Around 2004, she became interested in Rufus Porter, a folk artist known for his simple, primitive style. Porter went from painting watercolors to landscape painting on walls of private homes in New England, according to The Rufus Porter Museum's Web page.

Some of Porter's murals have been removed from their original settings and are on display at different museums, including the Rufus Porter Museum, located in Bridgton, Maine.

Porter's style isn't abstract, but it isn't realistic either, Jane said. "It's not everybody's style," she said.

The process

Jane started by sketching the mural on paper. She chose a mural displaying historical landmarks in Mercersburg because of the town's rich history.

She applied a fresh coat of cream-colored paint to the walls, using a flat sheen.

Before approaching the larger walls in her front hallway, Jane practiced on a narrow panel in the back of the hallway. When the paint would drip down the wall, she learned how crucial the paint's consistency is. The paint shouldn't be watery. She kept a wet cloth nearby to fix mistakes.

Once she was comfortable she had the hang of it, Jane would tackle one segment of the wall at a time.

Before she did anything with the walls, she photographed the subjects to use as notes for the mural.

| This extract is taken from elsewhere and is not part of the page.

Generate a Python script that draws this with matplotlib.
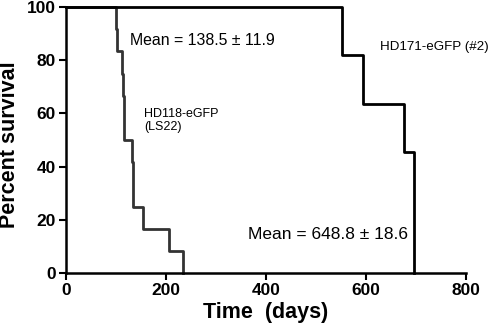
import numpy as np
import matplotlib
matplotlib.use("Agg")
import matplotlib.pyplot as plt

plt.rcParams['font.family'] = ['Liberation Sans', 'DejaVu Sans']

# HD118-eGFP (LS22): days of death and number of deaths, n = 12
hd118_days = [100, 103, 112, 115, 117, 132, 134, 155, 207, 235]
hd118_deaths = [1, 1, 1, 1, 2, 1, 2, 1, 1, 1]

# HD171-eGFP (#2): n = 11
hd171_days = [552, 595, 677, 697]
hd171_deaths = [2, 2, 2, 5]


def km_steps(days, deaths):
    n = sum(deaths)
    t = np.concatenate([[0], days])
    s = 100.0 * (1 - np.concatenate([[0], np.cumsum(deaths)]) / n)
    return t, s


fig = plt.figure(figsize=(4.93, 3.35), dpi=100)
ax = fig.add_axes([0.1333, 0.185, 0.812, 0.794])

t1, s1 = km_steps(hd118_days, hd118_deaths)
t2, s2 = km_steps(hd171_days, hd171_deaths)
ax.step(t1, s1, where='post', color='#333333', lw=2, clip_on=False)
ax.step(t2, s2, where='post', color='black', lw=2, clip_on=False)

ax.set_xlim(0, 800)
ax.set_ylim(0, 100)
ax.set_xticks([0, 200, 400, 600, 800])
ax.set_yticks([0, 20, 40, 60, 80, 100])
for sp in ['top', 'right']:
    ax.spines[sp].set_visible(False)
for sp in ['left', 'bottom']:
    ax.spines[sp].set_linewidth(1.8)
ax.tick_params(direction='out', length=5, width=1.5, labelsize=12.5, pad=2)
for lab in ax.get_xticklabels() + ax.get_yticklabels():
    lab.set_fontweight('bold')

ax.set_xlabel("Time  (days)", fontsize=15.5, fontweight='bold', labelpad=3)
fig.text(0.02, 1 - 145 / 335, "Percent survival", fontsize=15.5, fontweight='bold',
         rotation=90, ha='center', va='center')

ax.text(128, 87.6, "Mean = 138.5 \u00b1 11.9", fontsize=11.4, va='center', ha='left')
ax.text(156, 57.5, "HD118-eGFP\n(LS22)", fontsize=9, va='center', ha='left', linespacing=1.1)
ax.text(628, 85, "HD171-eGFP (#2)", fontsize=9.6, va='center', ha='left')
ax.text(365, 14.3, "Mean = 648.8 \u00b1 18.6", fontsize=12.5, va='center', ha='left')

fig.savefig("out.png", dpi=100)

She started at the horizon and moved up or down from there. First she drew a chalk outline. Then, using acrylic paints, she began painting the background elements - such as mountains, clouds and farm fields - to the front of the image, details such as windows and tree branches.

Most of the painting is done with brushes, but she used sponges for the tree foliage.

"It's very interesting because you're painting looks very flat at one point, until you put on the shading," Jane said.

Jane likes how the mural came out, but she's not itching to do another one. At least not now.